Written instruction
Write out again exactly the lines from the one containing "Recreate this image" through the one containing "from bokeh.resources import INLINE", both included, and omit the pictures.

:: Supplied entries ::

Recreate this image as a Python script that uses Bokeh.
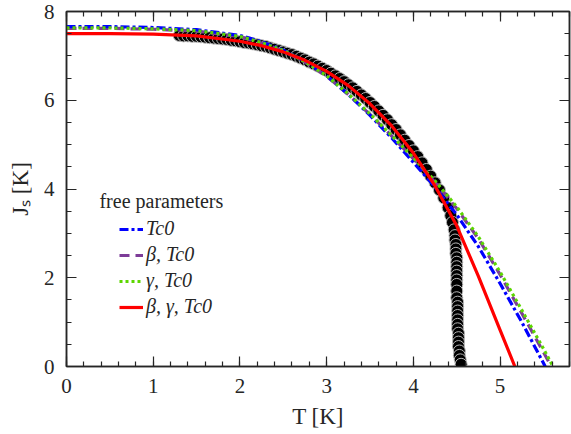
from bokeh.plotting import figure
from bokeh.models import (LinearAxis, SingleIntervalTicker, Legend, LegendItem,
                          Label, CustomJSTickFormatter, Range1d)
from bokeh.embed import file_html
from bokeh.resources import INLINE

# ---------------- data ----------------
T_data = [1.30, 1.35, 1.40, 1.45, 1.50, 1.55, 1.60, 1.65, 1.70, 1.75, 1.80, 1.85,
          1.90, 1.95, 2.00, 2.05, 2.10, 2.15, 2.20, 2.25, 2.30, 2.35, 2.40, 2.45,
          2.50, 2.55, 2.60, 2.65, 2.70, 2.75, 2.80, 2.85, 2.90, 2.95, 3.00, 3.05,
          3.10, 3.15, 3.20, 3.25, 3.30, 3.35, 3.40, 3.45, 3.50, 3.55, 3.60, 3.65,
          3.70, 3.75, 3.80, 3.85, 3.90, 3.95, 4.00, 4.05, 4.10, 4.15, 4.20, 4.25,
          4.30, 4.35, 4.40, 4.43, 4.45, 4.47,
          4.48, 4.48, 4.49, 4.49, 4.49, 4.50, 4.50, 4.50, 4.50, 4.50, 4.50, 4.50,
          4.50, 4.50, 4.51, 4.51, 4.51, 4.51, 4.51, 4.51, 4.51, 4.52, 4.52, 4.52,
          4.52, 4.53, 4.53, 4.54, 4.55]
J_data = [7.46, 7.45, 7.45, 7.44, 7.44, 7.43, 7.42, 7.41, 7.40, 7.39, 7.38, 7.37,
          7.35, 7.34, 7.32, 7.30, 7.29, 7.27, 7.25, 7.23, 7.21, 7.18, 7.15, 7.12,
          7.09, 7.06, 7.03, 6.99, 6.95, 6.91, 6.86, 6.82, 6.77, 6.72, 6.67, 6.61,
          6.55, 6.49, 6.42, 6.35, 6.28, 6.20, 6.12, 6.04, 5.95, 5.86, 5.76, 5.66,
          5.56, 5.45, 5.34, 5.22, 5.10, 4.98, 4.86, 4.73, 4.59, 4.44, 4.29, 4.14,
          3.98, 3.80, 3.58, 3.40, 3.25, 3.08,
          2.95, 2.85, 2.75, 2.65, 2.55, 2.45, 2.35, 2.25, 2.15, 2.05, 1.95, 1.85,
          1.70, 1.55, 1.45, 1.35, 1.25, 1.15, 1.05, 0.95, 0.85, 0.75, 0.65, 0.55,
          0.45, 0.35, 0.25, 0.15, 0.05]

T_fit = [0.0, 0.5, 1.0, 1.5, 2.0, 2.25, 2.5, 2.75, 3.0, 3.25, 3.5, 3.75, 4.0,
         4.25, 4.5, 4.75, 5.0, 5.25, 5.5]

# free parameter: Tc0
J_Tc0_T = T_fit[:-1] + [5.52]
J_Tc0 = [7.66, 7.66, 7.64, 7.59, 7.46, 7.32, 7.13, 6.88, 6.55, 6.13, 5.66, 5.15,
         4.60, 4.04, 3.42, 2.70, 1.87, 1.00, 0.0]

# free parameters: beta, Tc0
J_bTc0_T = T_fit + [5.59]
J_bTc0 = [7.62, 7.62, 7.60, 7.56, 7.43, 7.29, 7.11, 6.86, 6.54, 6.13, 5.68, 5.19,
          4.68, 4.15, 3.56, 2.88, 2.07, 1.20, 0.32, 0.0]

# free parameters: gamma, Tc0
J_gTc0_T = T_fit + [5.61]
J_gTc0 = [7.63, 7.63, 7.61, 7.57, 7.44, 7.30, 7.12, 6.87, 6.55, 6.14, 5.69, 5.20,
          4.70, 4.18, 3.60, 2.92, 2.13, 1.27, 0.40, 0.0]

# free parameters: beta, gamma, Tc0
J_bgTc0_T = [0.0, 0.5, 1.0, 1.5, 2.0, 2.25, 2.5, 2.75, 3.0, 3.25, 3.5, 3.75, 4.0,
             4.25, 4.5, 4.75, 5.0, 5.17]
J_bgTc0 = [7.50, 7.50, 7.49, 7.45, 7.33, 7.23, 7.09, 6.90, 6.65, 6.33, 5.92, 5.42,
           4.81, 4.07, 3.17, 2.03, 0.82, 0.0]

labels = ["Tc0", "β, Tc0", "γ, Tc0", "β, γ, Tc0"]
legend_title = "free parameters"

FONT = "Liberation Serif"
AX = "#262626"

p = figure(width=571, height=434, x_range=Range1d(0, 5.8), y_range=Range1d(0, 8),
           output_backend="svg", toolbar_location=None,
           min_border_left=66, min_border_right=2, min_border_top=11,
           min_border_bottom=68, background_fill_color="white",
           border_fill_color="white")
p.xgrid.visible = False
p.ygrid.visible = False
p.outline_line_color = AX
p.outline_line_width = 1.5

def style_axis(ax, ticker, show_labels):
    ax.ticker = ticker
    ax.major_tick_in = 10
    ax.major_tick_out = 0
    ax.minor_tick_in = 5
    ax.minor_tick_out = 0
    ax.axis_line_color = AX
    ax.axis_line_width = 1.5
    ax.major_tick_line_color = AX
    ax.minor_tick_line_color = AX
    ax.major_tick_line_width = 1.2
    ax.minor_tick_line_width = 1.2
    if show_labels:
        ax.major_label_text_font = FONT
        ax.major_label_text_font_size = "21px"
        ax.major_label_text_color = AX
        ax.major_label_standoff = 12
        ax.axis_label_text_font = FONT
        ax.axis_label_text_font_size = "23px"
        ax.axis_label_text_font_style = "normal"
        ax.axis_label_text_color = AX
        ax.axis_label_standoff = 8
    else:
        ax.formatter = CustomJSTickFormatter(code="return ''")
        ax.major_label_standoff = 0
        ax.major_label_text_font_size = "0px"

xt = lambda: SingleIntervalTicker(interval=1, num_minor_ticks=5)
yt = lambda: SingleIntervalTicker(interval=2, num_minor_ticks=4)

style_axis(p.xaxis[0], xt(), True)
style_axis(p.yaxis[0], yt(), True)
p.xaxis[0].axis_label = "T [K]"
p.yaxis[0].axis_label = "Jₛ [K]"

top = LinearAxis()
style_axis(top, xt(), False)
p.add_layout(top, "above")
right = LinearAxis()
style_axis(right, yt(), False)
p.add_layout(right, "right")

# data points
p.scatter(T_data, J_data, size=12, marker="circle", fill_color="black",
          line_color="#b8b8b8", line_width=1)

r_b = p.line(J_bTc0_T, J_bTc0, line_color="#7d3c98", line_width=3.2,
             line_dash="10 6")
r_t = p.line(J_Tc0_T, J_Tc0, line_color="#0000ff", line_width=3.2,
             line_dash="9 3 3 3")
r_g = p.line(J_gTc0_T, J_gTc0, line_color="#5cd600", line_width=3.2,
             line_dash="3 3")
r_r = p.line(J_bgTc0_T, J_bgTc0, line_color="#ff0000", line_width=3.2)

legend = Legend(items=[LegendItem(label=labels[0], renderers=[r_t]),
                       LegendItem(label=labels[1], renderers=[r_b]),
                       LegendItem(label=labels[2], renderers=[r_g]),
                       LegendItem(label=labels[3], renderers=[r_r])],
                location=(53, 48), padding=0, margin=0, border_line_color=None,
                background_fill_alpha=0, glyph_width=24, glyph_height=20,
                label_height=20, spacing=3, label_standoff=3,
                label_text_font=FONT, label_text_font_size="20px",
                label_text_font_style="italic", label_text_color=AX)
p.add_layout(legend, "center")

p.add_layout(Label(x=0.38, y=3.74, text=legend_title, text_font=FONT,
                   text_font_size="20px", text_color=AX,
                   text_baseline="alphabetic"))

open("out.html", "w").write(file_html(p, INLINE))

:::
:: Supplied entries ::

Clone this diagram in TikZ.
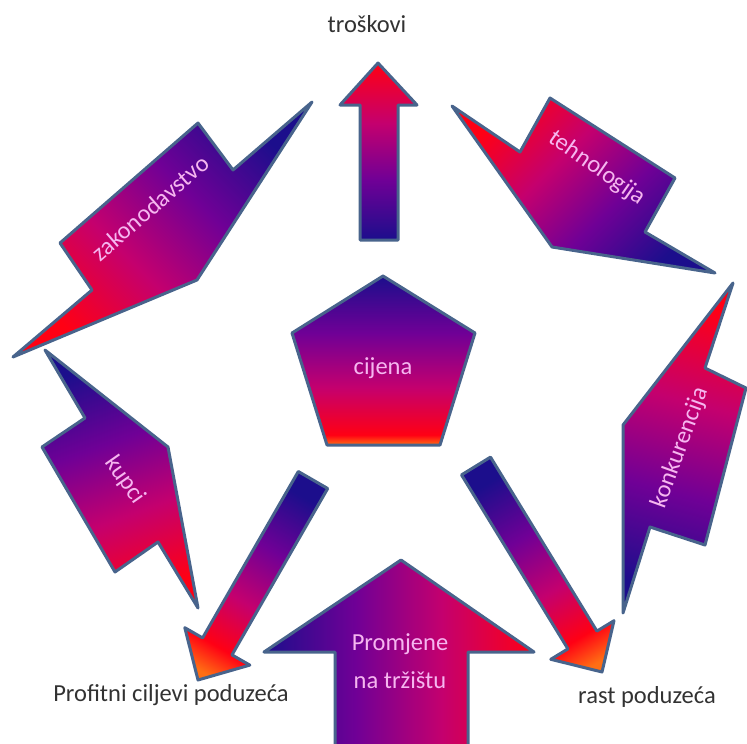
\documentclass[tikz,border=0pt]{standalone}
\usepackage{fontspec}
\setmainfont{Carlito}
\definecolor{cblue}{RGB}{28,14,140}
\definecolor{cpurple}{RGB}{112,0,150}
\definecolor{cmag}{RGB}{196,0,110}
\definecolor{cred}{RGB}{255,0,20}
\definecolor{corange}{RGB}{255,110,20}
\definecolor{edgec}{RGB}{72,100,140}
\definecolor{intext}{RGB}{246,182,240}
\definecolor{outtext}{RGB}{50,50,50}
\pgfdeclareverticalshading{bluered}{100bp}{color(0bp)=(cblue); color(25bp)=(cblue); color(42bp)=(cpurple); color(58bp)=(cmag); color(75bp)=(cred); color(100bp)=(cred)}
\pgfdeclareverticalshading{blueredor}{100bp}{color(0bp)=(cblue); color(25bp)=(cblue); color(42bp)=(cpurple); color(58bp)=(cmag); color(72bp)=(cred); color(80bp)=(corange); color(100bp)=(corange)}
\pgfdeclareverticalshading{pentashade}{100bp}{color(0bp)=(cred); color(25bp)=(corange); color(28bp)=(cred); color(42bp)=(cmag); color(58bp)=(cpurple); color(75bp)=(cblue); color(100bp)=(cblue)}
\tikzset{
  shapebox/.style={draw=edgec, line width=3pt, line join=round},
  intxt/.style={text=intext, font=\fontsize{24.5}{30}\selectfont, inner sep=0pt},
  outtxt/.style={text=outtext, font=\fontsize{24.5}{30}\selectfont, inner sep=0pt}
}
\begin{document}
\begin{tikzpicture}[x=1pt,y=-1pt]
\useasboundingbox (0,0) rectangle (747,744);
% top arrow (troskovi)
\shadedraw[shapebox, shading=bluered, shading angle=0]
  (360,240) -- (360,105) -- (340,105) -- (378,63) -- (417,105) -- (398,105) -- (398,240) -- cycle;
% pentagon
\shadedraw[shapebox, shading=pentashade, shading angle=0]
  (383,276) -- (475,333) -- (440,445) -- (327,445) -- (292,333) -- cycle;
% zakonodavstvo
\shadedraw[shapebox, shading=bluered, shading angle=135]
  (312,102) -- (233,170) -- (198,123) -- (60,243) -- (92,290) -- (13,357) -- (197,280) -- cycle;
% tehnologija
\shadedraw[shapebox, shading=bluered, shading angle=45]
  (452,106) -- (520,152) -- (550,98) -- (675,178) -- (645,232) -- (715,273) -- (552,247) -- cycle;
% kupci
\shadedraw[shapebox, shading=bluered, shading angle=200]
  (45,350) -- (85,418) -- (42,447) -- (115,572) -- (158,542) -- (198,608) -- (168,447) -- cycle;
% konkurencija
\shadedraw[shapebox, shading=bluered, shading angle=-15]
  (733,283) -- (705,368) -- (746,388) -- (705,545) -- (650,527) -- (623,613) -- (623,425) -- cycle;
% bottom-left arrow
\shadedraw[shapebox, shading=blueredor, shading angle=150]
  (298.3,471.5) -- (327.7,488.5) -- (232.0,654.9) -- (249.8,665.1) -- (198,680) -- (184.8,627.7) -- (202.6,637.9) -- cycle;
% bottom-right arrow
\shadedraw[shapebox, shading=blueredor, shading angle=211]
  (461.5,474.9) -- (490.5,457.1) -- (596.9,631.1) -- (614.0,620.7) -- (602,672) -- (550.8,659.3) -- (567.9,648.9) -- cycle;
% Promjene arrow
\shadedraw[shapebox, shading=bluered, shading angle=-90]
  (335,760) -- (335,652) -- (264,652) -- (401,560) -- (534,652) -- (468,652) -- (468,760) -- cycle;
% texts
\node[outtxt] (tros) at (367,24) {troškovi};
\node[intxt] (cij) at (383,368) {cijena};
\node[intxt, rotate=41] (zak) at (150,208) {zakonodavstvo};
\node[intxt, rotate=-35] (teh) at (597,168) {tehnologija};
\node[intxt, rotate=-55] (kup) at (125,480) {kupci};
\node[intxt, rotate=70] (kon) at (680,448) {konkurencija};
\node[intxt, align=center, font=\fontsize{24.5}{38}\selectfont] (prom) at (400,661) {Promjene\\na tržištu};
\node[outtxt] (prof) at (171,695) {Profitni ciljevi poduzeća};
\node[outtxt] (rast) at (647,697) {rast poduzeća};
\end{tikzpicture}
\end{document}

:::
:: Supplied entries ::

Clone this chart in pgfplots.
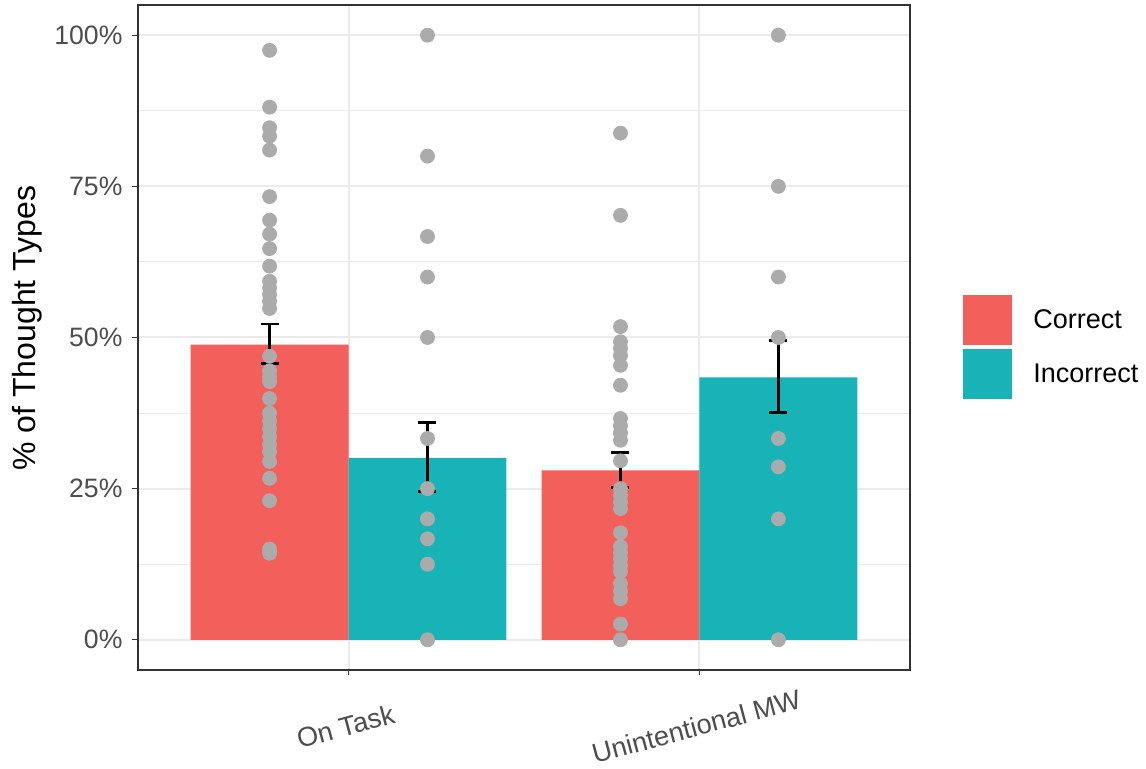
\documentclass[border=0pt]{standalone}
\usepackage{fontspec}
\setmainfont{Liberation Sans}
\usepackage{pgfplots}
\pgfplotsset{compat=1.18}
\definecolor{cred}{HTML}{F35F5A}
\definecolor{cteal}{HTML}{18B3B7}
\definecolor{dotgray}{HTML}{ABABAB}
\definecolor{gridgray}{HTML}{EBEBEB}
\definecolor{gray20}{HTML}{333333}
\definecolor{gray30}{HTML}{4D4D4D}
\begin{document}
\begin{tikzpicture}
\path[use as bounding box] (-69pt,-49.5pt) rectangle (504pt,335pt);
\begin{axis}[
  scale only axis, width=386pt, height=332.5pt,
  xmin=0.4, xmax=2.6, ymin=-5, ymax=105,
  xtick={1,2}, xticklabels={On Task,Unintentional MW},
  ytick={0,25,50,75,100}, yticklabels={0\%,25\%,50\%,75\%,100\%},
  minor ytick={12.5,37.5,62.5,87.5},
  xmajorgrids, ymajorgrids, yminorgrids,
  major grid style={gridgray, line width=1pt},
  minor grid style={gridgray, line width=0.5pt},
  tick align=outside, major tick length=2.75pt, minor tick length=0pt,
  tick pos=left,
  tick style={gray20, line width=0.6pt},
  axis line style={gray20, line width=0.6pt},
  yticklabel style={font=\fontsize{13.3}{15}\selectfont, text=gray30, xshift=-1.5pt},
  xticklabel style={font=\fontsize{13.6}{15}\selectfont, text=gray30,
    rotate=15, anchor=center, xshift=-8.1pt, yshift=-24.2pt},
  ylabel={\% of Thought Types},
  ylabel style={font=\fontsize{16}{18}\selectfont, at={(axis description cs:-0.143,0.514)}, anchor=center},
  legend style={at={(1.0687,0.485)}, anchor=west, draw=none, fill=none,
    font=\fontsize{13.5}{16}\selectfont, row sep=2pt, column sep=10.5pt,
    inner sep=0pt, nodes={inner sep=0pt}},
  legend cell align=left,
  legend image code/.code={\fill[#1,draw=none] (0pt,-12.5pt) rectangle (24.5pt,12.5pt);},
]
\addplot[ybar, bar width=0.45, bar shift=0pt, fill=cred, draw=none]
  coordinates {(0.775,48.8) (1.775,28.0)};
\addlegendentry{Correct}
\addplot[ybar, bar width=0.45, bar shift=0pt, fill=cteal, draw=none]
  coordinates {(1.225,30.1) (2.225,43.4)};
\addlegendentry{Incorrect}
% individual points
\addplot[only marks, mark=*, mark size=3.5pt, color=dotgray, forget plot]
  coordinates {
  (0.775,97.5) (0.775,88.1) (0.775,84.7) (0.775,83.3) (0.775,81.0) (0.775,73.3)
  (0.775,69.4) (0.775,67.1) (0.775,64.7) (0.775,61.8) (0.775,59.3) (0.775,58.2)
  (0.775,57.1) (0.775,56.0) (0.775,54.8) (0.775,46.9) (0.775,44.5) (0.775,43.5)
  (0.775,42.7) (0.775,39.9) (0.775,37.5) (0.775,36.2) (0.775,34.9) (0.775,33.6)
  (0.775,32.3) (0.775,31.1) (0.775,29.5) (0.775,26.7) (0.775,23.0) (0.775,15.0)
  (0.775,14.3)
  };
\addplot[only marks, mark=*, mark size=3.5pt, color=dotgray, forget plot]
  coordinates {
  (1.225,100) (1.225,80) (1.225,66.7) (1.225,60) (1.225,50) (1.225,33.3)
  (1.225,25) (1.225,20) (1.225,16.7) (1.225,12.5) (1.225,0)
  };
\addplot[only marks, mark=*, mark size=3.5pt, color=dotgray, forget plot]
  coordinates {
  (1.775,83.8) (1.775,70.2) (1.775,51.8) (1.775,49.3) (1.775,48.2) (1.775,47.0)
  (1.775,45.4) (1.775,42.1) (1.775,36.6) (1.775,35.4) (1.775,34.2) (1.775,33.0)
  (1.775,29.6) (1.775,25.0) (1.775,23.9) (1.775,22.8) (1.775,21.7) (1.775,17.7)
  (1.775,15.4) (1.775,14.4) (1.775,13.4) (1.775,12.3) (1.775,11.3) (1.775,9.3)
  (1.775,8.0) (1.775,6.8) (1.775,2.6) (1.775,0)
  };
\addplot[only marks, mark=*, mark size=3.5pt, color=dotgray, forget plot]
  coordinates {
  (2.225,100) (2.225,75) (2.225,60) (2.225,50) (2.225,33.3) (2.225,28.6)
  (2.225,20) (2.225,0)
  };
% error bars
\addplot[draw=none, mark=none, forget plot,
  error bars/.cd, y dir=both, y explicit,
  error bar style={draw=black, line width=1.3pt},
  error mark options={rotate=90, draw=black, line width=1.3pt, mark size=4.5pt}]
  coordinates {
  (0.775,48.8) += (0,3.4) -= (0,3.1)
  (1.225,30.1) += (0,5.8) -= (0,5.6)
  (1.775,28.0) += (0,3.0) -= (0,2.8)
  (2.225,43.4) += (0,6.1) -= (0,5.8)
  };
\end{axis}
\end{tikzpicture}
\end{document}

:::

Expected output
Recreate this image as a Python script that uses Bokeh.
from bokeh.plotting import figure
from bokeh.models import (LinearAxis, SingleIntervalTicker, Legend, LegendItem,
                          Label, CustomJSTickFormatter, Range1d)
from bokeh.embed import file_html
from bokeh.resources import INLINE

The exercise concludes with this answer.